→ WRITTEN REQUEST:
Retype only what runs from the first line of the listing to the line holding "var accTicks = [0.0, 0.2, 0.4, 0.6, 0.8, 1.0];", both included. Do not retype the pictures.

→ SUPPLIED INFORMATION:
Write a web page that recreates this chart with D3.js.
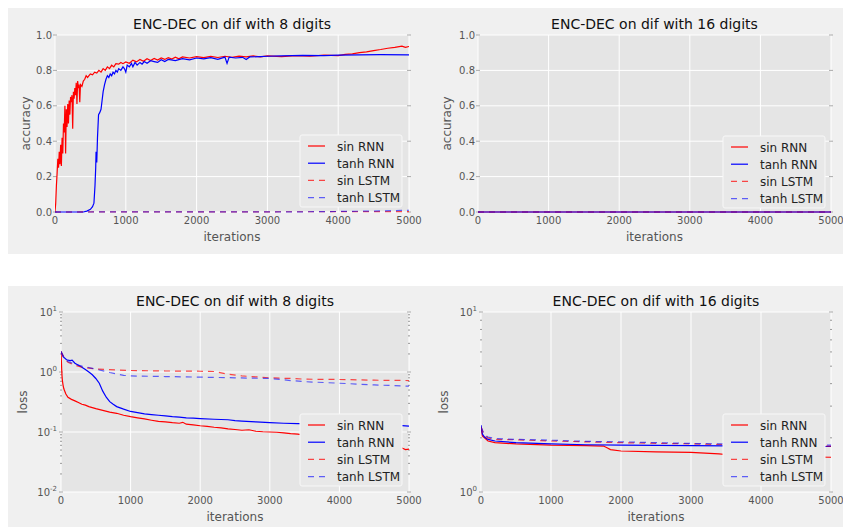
<!DOCTYPE html>
<html lang="en">
<head>
<meta charset="UTF-8">
<title>ENC-DEC on dif</title>
<script src="https://d3js.org/d3.v7.min.js"></script>
<style>
  body { margin: 0; background: #fff; }
  text { font-family: "DejaVu Sans", sans-serif; }
</style>
</head>
<body>
<script>
// ---- data ----
var seriesNames = ["sin RNN", "tanh RNN", "sin LSTM", "tanh LSTM"];
var xTicks = [0, 1000, 2000, 3000, 4000, 5000];
var accTicks = [0.0, 0.2, 0.4, 0.6, 0.8, 1.0];

// accuracy, 8 digits
var acc8SinRnn = [[0,0],[10,0.05],[20,0.15],[30,0.22],[40,0.3],[50,0.25],[60,0.34],[70,0.27],[80,0.38],[90,0.26],
  [100,0.42],[110,0.33],[120,0.5],[130,0.45],[140,0.6],[150,0.33],[160,0.58],[170,0.48],[180,0.61],[190,0.5],
  [200,0.63],[210,0.55],[220,0.65],[230,0.62],[240,0.66],[250,0.47],[260,0.68],[270,0.64],[280,0.7],[290,0.66],
  [300,0.73],[310,0.61],[320,0.74],[330,0.7],[340,0.72],[350,0.62],[360,0.72],[380,0.71],[400,0.74],[420,0.75],
  [440,0.77],[460,0.76],[480,0.77],[500,0.78],[530,0.775],[560,0.79],[590,0.785],[620,0.8],[650,0.79],[680,0.81],
  [710,0.8],[740,0.82],[770,0.81],[800,0.83],[830,0.82],[860,0.838],[900,0.835],[930,0.845],[960,0.838],[1000,0.848],
  [1050,0.84],[1100,0.858],[1150,0.848],[1200,0.862],[1250,0.852],[1300,0.866],[1350,0.856],[1400,0.867],[1450,0.858],
  [1500,0.87],[1550,0.862],[1600,0.872],[1650,0.864],[1700,0.875],[1750,0.866],[1800,0.876],[1900,0.87],[2000,0.878],
  [2100,0.872],[2200,0.879],[2300,0.873],[2400,0.88],[2500,0.874],[2600,0.881],[2700,0.876],[2800,0.882],[2900,0.877],
  [3000,0.882],[3200,0.878],[3400,0.884],[3600,0.88],[3800,0.886],[4000,0.884],[4100,0.89],[4200,0.893],[4300,0.9],
  [4400,0.905],[4500,0.912],[4600,0.918],[4700,0.925],[4800,0.93],[4900,0.937],[4950,0.93],[5000,0.935]];
var acc8TanhRnn = [[0,0],[400,0],[450,0.005],[500,0.015],[530,0.03],[550,0.05],[565,0.15],[575,0.25],[580,0.34],
  [590,0.28],[600,0.42],[615,0.55],[630,0.56],[650,0.58],[665,0.63],[680,0.68],[700,0.72],[720,0.75],[740,0.77],
  [760,0.76],[780,0.78],[800,0.77],[820,0.79],[840,0.78],[860,0.8],[880,0.79],[900,0.81],[930,0.8],[960,0.82],
  [980,0.81],[1000,0.79],[1020,0.83],[1050,0.82],[1080,0.84],[1100,0.82],[1130,0.845],[1160,0.83],[1200,0.845],
  [1230,0.835],[1260,0.85],[1300,0.84],[1350,0.855],[1400,0.85],[1450,0.845],[1500,0.86],[1550,0.85],[1600,0.862],
  [1700,0.855],[1800,0.866],[1900,0.86],[2000,0.87],[2100,0.865],[2200,0.872],[2300,0.862],[2400,0.875],[2430,0.84],
  [2460,0.875],[2550,0.87],[2650,0.874],[2700,0.862],[2750,0.876],[2900,0.878],[3000,0.88],[3200,0.882],[3500,0.885],
  [3800,0.884],[4000,0.886],[4300,0.888],[4600,0.889],[5000,0.888]];
var acc8SinLstm = [[0,0],[5000,0.002]];
var acc8TanhLstm = [[0,0],[3500,0.001],[4500,0.005],[5000,0.01]];

// accuracy, 16 digits
var acc16SinRnn = [[0,0],[5000,0]];
var acc16TanhRnn = [[0,0],[5000,0]];
var acc16SinLstm = [[0,0],[5000,0]];
var acc16TanhLstm = [[0,0],[5000,0]];

// loss, 8 digits (log scale)
var loss8SinRnn = [[0,2.2],[5,1.6],[10,1.1],[15,0.85],[20,0.72],[30,0.6],[40,0.53],[50,0.49],[70,0.43],[100,0.38],
  [150,0.35],[200,0.33],[250,0.31],[300,0.29],[350,0.28],[400,0.265],[450,0.255],[500,0.245],[600,0.23],[700,0.215],
  [800,0.205],[900,0.19],[1000,0.18],[1100,0.172],[1200,0.165],[1300,0.157],[1400,0.15],[1500,0.147],[1600,0.143],
  [1700,0.14],[1750,0.145],[1800,0.135],[1900,0.131],[2000,0.127],[2100,0.124],[2200,0.12],[2300,0.117],[2400,0.113],
  [2500,0.11],[2600,0.107],[2700,0.109],[2800,0.103],[2900,0.101],[3000,0.1],[3100,0.099],[3200,0.097],[3300,0.094],
  [3400,0.092],[3600,0.085],[3800,0.078],[4000,0.072],[4200,0.067],[4400,0.062],[4600,0.058],[4800,0.055],[4900,0.054],
  [4950,0.051],[5000,0.052]];
var loss8TanhRnn = [[0,2.2],[30,1.8],[80,1.6],[130,1.55],[160,1.58],[200,1.4],[250,1.3],[300,1.2],[350,1.1],
  [400,1.0],[450,0.9],[500,0.78],[550,0.65],[600,0.48],[650,0.38],[700,0.32],[750,0.29],[800,0.265],[900,0.24],
  [1000,0.22],[1100,0.21],[1200,0.2],[1300,0.195],[1400,0.19],[1500,0.185],[1600,0.18],[1700,0.177],[1800,0.172],
  [1900,0.17],[2000,0.167],[2200,0.163],[2400,0.16],[2500,0.155],[2600,0.152],[2800,0.147],[3000,0.143],[3200,0.14],
  [3400,0.138],[3600,0.136],[4000,0.133],[4500,0.13],[4900,0.128],[5000,0.125]];
var loss8SinLstm = [[0,2.2],[50,1.7],[100,1.45],[200,1.3],[300,1.2],[500,1.12],[800,1.08],[1000,1.06],[1500,1.04],
  [2000,1.03],[2200,1.02],[2400,0.92],[2600,0.86],[2800,0.83],[3000,0.8],[3300,0.78],[3500,0.76],[4000,0.75],
  [4500,0.73],[5000,0.72]];
var loss8TanhLstm = [[0,2.2],[50,1.7],[100,1.5],[200,1.35],[300,1.25],[500,1.12],[700,0.98],[900,0.88],[1000,0.86],
  [1500,0.84],[2000,0.82],[2500,0.8],[3000,0.78],[3300,0.72],[3500,0.69],[4000,0.65],[4500,0.61],[5000,0.58]];

// loss, 16 digits (log scale)
var loss16SinRnn = [[0,2.3],[20,2.05],[50,2.0],[100,1.92],[200,1.88],[500,1.85],[1000,1.82],[1500,1.81],[1750,1.8],
  [1800,1.76],[1850,1.72],[2000,1.69],[2500,1.67],[3000,1.66],[3400,1.63],[3600,1.6],[4000,1.58],[5000,1.56]];
var loss16TanhRnn = [[0,2.35],[20,2.1],[50,2.02],[100,1.96],[200,1.92],[500,1.88],[1000,1.85],[1500,1.83],
  [2000,1.82],[3000,1.81],[4000,1.8],[5000,1.79]];
var loss16SinLstm = [[0,2.3],[50,2.05],[100,2.0],[200,1.96],[500,1.95],[1000,1.92],[1500,1.9],[2000,1.88],
  [3000,1.85],[4000,1.82],[5000,1.8]];
var loss16TanhLstm = [[0,2.3],[50,2.08],[100,2.02],[200,1.98],[500,1.96],[1000,1.94],[1500,1.91],[2000,1.9],
  [3000,1.86],[4000,1.84],[5000,1.82]];

// ---- drawing ----
var W = 843, H = 527;
var colors = ["#ff0000", "#0000ff", "#ff0000", "#0000ff"];
var opac = [1, 1, 0.7, 0.6];
var dashes = [null, null, "6,5", "6,5"];

var svg = d3.select("body").append("svg").attr("width", W).attr("height", H);

svg.append("rect").attr("x", 8).attr("y", 8).attr("width", W - 8).attr("height", 246).attr("fill", "#f0f0f0");
svg.append("rect").attr("x", 8).attr("y", 286).attr("width", W - 8).attr("height", 241).attr("fill", "#f0f0f0");

var panels = [
  {x0: 55, x1: 409, y0: 35, y1: 212, log: false, domain: [0, 1], ylabel: "accuracy", ylx: 26,
   title: "ENC-DEC on dif with 8 digits", data: [acc8SinRnn, acc8TanhRnn, acc8SinLstm, acc8TanhLstm], legend: [300, 135]},
  {x0: 478, x1: 831, y0: 35, y1: 212, log: false, domain: [0, 1], ylabel: "accuracy", ylx: 447,
   title: "ENC-DEC on dif with 16 digits", data: [acc16SinRnn, acc16TanhRnn, acc16SinLstm, acc16TanhLstm], legend: [723, 136]},
  {x0: 61, x1: 409, y0: 312, y1: 492, log: true, domain: [0.01, 10], ylabel: "loss", ylx: 23,
   title: "ENC-DEC on dif with 8 digits", data: [loss8SinRnn, loss8TanhRnn, loss8SinLstm, loss8TanhLstm], legend: [300, 414]},
  {x0: 481, x1: 831, y0: 312, y1: 492, log: true, domain: [1, 10], ylabel: "loss", ylx: 444,
   title: "ENC-DEC on dif with 16 digits", data: [loss16SinRnn, loss16TanhRnn, loss16SinLstm, loss16TanhLstm], legend: [723, 414]}
];

panels.forEach(function(p, pi) {
  var g = svg.append("g");
  var x = d3.scaleLinear().domain([0, 5000]).range([p.x0, p.x1]);
  var y = p.log ? d3.scaleLog().domain(p.domain).range([p.y1, p.y0])
                : d3.scaleLinear().domain(p.domain).range([p.y1, p.y0]);

  g.append("rect").attr("x", p.x0).attr("y", p.y0).attr("width", p.x1 - p.x0).attr("height", p.y1 - p.y0)
    .attr("fill", "#e5e5e5");

  // grid
  g.selectAll(".vg").data(xTicks).enter().append("line")
    .attr("x1", d => x(d)).attr("x2", d => x(d)).attr("y1", p.y0).attr("y2", p.y1)
    .attr("stroke", "#fff").attr("stroke-width", 1);

  var yMajor, yMinor = [];
  if (p.log) {
    var e0 = Math.round(Math.log10(p.domain[0])), e1 = Math.round(Math.log10(p.domain[1]));
    yMajor = d3.range(e0, e1 + 1).map(e => Math.pow(10, e));
    d3.range(e0, e1).forEach(function(e) {
      for (var k = 2; k < 10; k++) yMinor.push(k * Math.pow(10, e));
    });
  } else {
    yMajor = accTicks;
  }
  g.selectAll(".hg").data(yMajor).enter().append("line")
    .attr("x1", p.x0).attr("x2", p.x1).attr("y1", d => y(d)).attr("y2", d => y(d))
    .attr("stroke", "#fff").attr("stroke-width", 1);

  // minor ticks (log)
  [p.x0, p.x1].forEach(function(xe, side) {
    g.selectAll(".mt" + side).data(yMinor).enter().append("line")
      .attr("x1", xe - 1).attr("x2", xe + 1).attr("y1", d => y(d)).attr("y2", d => y(d))
      .attr("stroke", "#999").attr("stroke-width", 1);
    g.selectAll(".Mt" + side).data(yMajor).enter().append("line")
      .attr("x1", xe - 2).attr("x2", xe + 2).attr("y1", d => y(d)).attr("y2", d => y(d))
      .attr("stroke", "#aaa").attr("stroke-width", 1);
  });

  // clip
  var cid = "clip" + pi;
  svg.append("clipPath").attr("id", cid).append("rect")
    .attr("x", p.x0).attr("y", p.y0 - 1).attr("width", p.x1 - p.x0).attr("height", p.y1 - p.y0 + 2);

  var line = d3.line().x(d => x(d[0])).y(d => y(d[1]));
  var lg = g.append("g").attr("clip-path", "url(#" + cid + ")");
  p.data.forEach(function(s, i) {
    lg.append("path").attr("d", line(s)).attr("fill", "none")
      .attr("stroke", colors[i]).attr("stroke-opacity", opac[i]).attr("stroke-width", 1.2)
      .attr("stroke-dasharray", dashes[i]);
  });

  // x tick labels
  g.selectAll(".xt").data(xTicks).enter().append("text")
    .attr("x", d => x(d)).attr("y", p.y1 + 12).attr("text-anchor", "middle")
    .attr("font-size", 10).attr("fill", "#555").text(d => d);

  // y tick labels
  if (p.log) {
    yMajor.forEach(function(v) {
      var t = g.append("text").attr("x", p.x0 - 4).attr("y", y(v) + 4).attr("text-anchor", "end")
        .attr("font-size", 10).attr("fill", "#555");
      t.append("tspan").text("10");
      t.append("tspan").attr("dy", -5).attr("font-size", 7).text(Math.round(Math.log10(v)));
    });
  } else {
    g.selectAll(".yt").data(yMajor).enter().append("text")
      .attr("x", p.x0 - 3).attr("y", d => y(d) + 3.5).attr("text-anchor", "end")
      .attr("font-size", 10).attr("fill", "#555").text(d => d.toFixed(1));
  }

  // axis labels + title
  g.append("text").attr("x", (p.x0 + p.x1) / 2).attr("y", p.y1 + 29).attr("text-anchor", "middle")
    .attr("font-size", 12).attr("fill", "#555").text("iterations");
  g.append("text").attr("transform", "translate(" + p.ylx + "," + ((p.y0 + p.y1) / 2) + ") rotate(-90)")
    .attr("text-anchor", "middle").attr("dy", "0.35em")
    .attr("font-size", 12).attr("fill", "#555").text(p.ylabel);
  g.append("text").attr("x", (p.x0 + p.x1) / 2).attr("y", p.y0 - 6).attr("text-anchor", "middle")
    .attr("font-size", 14).attr("fill", "#111").text(p.title);

  // legend
  var lx = p.legend[0], ly = p.legend[1];
  var leg = g.append("g");
  leg.append("rect").attr("x", lx).attr("y", ly).attr("width", 102).attr("height", 72).attr("rx", 2)
    .attr("fill", "#e8e8e8").attr("stroke", "#f8f8f8").attr("stroke-width", 1);
  seriesNames.forEach(function(name, i) {
    var yy = ly + 11 + i * 17.2;
    leg.append("line").attr("x1", lx + 8).attr("x2", lx + 25).attr("y1", yy).attr("y2", yy)
      .attr("stroke", colors[i]).attr("stroke-opacity", opac[i]).attr("stroke-width", 1.2)
      .attr("stroke-dasharray", dashes[i]);
    leg.append("text").attr("x", lx + 37).attr("y", yy + 4.5).attr("font-size", 12).attr("fill", "#222").text(name);
  });
});
</script>
</body>
</html>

→ EXERCISE RESPONSE:
Write a web page that recreates this chart with D3.js.
<!DOCTYPE html>
<html lang="en">
<head>
<meta charset="UTF-8">
<title>ENC-DEC on dif</title>
<script src="https://d3js.org/d3.v7.min.js"></script>
<style>
  body { margin: 0; background: #fff; }
  text { font-family: "DejaVu Sans", sans-serif; }
</style>
</head>
<body>
<script>
// ---- data ----
var seriesNames = ["sin RNN", "tanh RNN", "sin LSTM", "tanh LSTM"];
var xTicks = [0, 1000, 2000, 3000, 4000, 5000];
var accTicks = [0.0, 0.2, 0.4, 0.6, 0.8, 1.0];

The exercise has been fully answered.